Pour cesser l’hypocrisie environnementale, la France doit renoncer au « cas par cas » et retirer le décret sur la « protection forte » pour s’aligner sur les définitions internationales de la protection standard d’un côté et de la protection stricte de l’autre, sans AUCUNE activité extractive (en anglais, les zones de « no take »).
Une protection véritable de l’océan serait de nature à enfin faire de la France une championne véritable. Pour un pays régnant sur le deuxième territoire maritime mondial et accueillant la 3ème Conférence des Nations Unies sur l’océan dans deux mois, adopter une position responsable de respect des recommandations scientifiques martelées depuis des années serait aussi un minimum acceptable, mais la France en est encore très loin.
Ce samedi 29 mars, au « Climat Libé Tour » organisé à l’Académie du Climat, la ministre de la transition écologique Agnès Pannier-Runacher a été sommée de s’expliquer sur la fausse protection des aires marines dites « protégées ». Elle a dévoilé une nouvelle stratégie pour faire croire aux citoyens que la France interdisait déjà le chalutage de fond dans ses eaux, ce qui est totalement faux. La ministre a affirmé et répété : « aujourd’hui 40% du domaine maritime français hexagonal a déjà le chalutage de fond interdit ». À entendre la ministre, il conviendrait d’additionner cette surface aux 30% d’aires marines protégées (dans lesquelles pourtant le chalutage n’est PAS interdit non plus)… Abasourdie par l’audace de ce mensonge revenant à dire que la France protègerait 70% de ses eaux des méthodes de pêche destructrices comme le chalutage, alors que nous protégeons moins de 0,1% de nos eaux métropolitaines, la fondatrice de BLOOM, Claire Nouvian, qui avait ouvert la journée de conférences et était encore présente lors de l’intervention de la ministre, a confronté cette dernière et ainsi réussi à comprendre le subterfuge utilisé.
Poussée dans ses retranchements, Madame Pannier-Runacher a été obligée d’admettre que les 40% qu’elle présentait comme un argument-massue de la vertu de la France, correspondaient en réalité à la zone interdite au chalutage au-delà de 800 mètres de profondeur, en vertu du Règlement européen de 2016, que BLOOM a gagné contre la détermination du gouvernement français à protéger la poignée de navires industriels qui pêchaient à ces profondeurs, et dont la majorité appartenait à Intermarché.
La règlementation « pêche profonde » concerne très peu de bateaux et n’a absolument rien à voir avec les 30% d’aires marines protégées dont il est aujourd’hui question et qui sont déjà supposées interdire le chalutage de fond et toutes les méthodes de pêche tractées comme le chalutage pélagique, sur l’ensemble de leur surface et sans aucune limite bathymétrique.

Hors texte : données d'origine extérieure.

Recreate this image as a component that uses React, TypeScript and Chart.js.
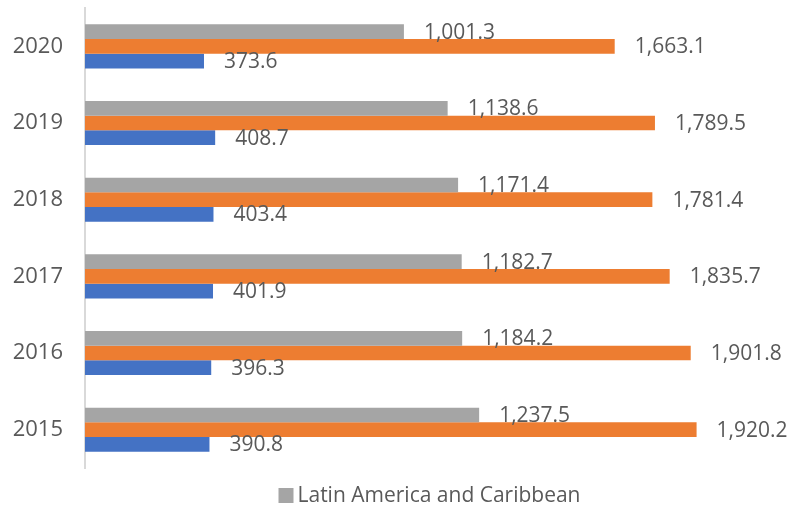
import React, { useEffect, useRef } from "react";
import { Chart, registerables } from "chart.js";

Chart.register(...registerables);

const categories = ["2020", "2019", "2018", "2017", "2016", "2015"];
const grayLabel = "Latin America and Caribbean";
const grayValues = [1001.3, 1138.6, 1171.4, 1182.7, 1184.2, 1237.5];
const orangeValues = [1663.1, 1789.5, 1781.4, 1835.7, 1901.8, 1920.2];
const blueValues = [373.6, 408.7, 403.4, 401.9, 396.3, 390.8];

const FONT = "'Open Sans', 'Noto Sans', sans-serif";
const TEXT = "#595959";
const GRAY = "#A5A5A5";

const fmt = (v: number) =>
  v.toLocaleString("en-US", { minimumFractionDigits: 1, maximumFractionDigits: 1 });

const valueLabels = {
  id: "valueLabels",
  afterDatasetsDraw(chart: any) {
    const ctx = chart.ctx;
    ctx.save();
    ctx.font = `21px ${FONT}`;
    ctx.fillStyle = TEXT;
    ctx.textAlign = "left";
    ctx.textBaseline = "middle";
    chart.data.datasets.forEach((ds: any, i: number) => {
      const meta = chart.getDatasetMeta(i);
      meta.data.forEach((bar: any, j: number) => {
        ctx.fillText(fmt(ds.data[j]), bar.x + 20, bar.y + 1);
      });
    });
    ctx.restore();
  },
};

const bottomLegend = {
  id: "bottomLegend",
  afterDraw(chart: any) {
    const ctx = chart.ctx;
    ctx.save();
    ctx.font = `21px ${FONT}`;
    const text = chart.data.datasets[0].label;
    const tw = ctx.measureText(text).width;
    const box = 15;
    const gap = 4;
    const total = box + gap + tw;
    const x0 = chart.width / 2 + 34 - total / 2;
    const cy = 495.5;
    ctx.fillStyle = chart.data.datasets[0].backgroundColor;
    ctx.fillRect(x0, cy - box / 2, box, box);
    ctx.fillStyle = TEXT;
    ctx.textAlign = "left";
    ctx.textBaseline = "middle";
    ctx.fillText(text, x0 + box + gap, cy + 1);
    ctx.restore();
  },
};

export default function App() {
  const ref = useRef<HTMLCanvasElement>(null);
  useEffect(() => {
    if (!ref.current) return;
    const chart = new Chart(ref.current, {
      type: "bar",
      data: {
        labels: categories,
        datasets: [
          { label: grayLabel, data: grayValues, backgroundColor: GRAY },
          { label: "Series 2", data: orangeValues, backgroundColor: "#ED7D31" },
          { label: "Series 3", data: blueValues, backgroundColor: "#4472C4" },
        ],
      },
      options: {
        indexAxis: "y",
        animation: false,
        responsive: false,
        maintainAspectRatio: false,
        datasets: { bar: { categoryPercentage: 0.575, barPercentage: 1 } },
        layout: { padding: { top: 8, right: 69, left: 0, bottom: 38 } },
        scales: {
          x: { display: false, min: 0, max: 2000 },
          y: {
            grid: { display: false, drawTicks: false },
            border: { display: true, color: "#D9D9D9", width: 2 },
            ticks: { color: TEXT, font: { family: FONT, size: 22 }, padding: 22 },
            afterFit(scale: any) {
              scale.width = 85;
              scale.paddingTop = 0;
              scale.paddingBottom = 0;
            },
          },
        },
        plugins: {
          tooltip: { enabled: false },
          legend: { display: false },
        },
      },
      plugins: [valueLabels, bottomLegend],
    });
    return () => chart.destroy();
  }, []);
  return (
    <div style={{ position: "fixed", left: 0, top: 0, width: 791, height: 506, background: "#fff" }}>
      <canvas ref={ref} width={791} height={506} />
    </div>
  );
}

Ce procédé d’une grande malhonnêteté intellectuelle était destiné à induire le public en erreur pour masquer le parti pris du gouvernement en faveur des lobbies de la pêche destructrice : le chalutage. Les mensonges proférés publiquement par la ministre abiment un peu plus, s’il en était besoin, la défiance immense qui existe chez les Français·es envers la politique et notamment le gouvernement, qui n’inspire confiance qu’à 23% des Français selon le dernier sondage du CEVIPOF[1].
Claire Nouvian a réagi en disant : « Le gouvernement soutient « quoi qu’il en coûte » les destructeurs de l’océan, quitte à adopter une attitude trumpiste face au réel et à mentir ouvertement sur l’interdiction du chalutage de fond en convoquant un texte règlementaire n’ayant aucun rapport avec le sujet central qui est de savoir si oui ou non, la France va enfin protéger ses aires marines « protégées » des ravages du chalutage pélagique et du chalutage de fond. Pour protéger non pas les citoyens et les animaux marins mais les bénéficiaires de la destruction du monde, nos responsables politiques sont prêts à franchir tous les interdits éthiques en ayant recours au mensonge et à la vérité alternative. C’est un désastre environnemental mais aussi démocratique. On sait très bien ce qu’un tel rapport à la science, au réel et à la vérité fait à terme : une courte échelle à l’extrême droite. »
–> La France, deuxième espace maritime mondial juste après les Etats-Unis, protège moins de 0,1% de ses eaux métropolitaines. Une étude a même établi précisément que les aires marines véritablement protégées interdisant les pêches destructrices ne couvraient que 0,005% de la façade Atlantique, Manche et Mer du Nord et 0,094% de la façade méditerranéenne[2].
Depuis les objectifs ambitieux adoptés par le Grenelle de la Mer en 2009/2010, l’histoire française de la « protection » de l’océan n’a été qu’une longue suite d’actes antiécologiques, aboutissant à la situation ubuesque actuelle dans laquelle la protection ne protège que les destructeurs de l’océan, les chalutiers, eux-mêmes devenus pêcheurs de subventions.
Cette semaine, BLOOM a sorti une étude inédite basée sur des travaux scientifiques démontrant formellement que la pêche au chalut de fond était structurellement déficitaire et ne survivrait pas sans subventions publiques.
Ce qui s’est dessiné puis confirmé désormais ouvertement, c’est une diplomatie poursuivant un objectif stratégique très clair : ne jamais protéger l’océan.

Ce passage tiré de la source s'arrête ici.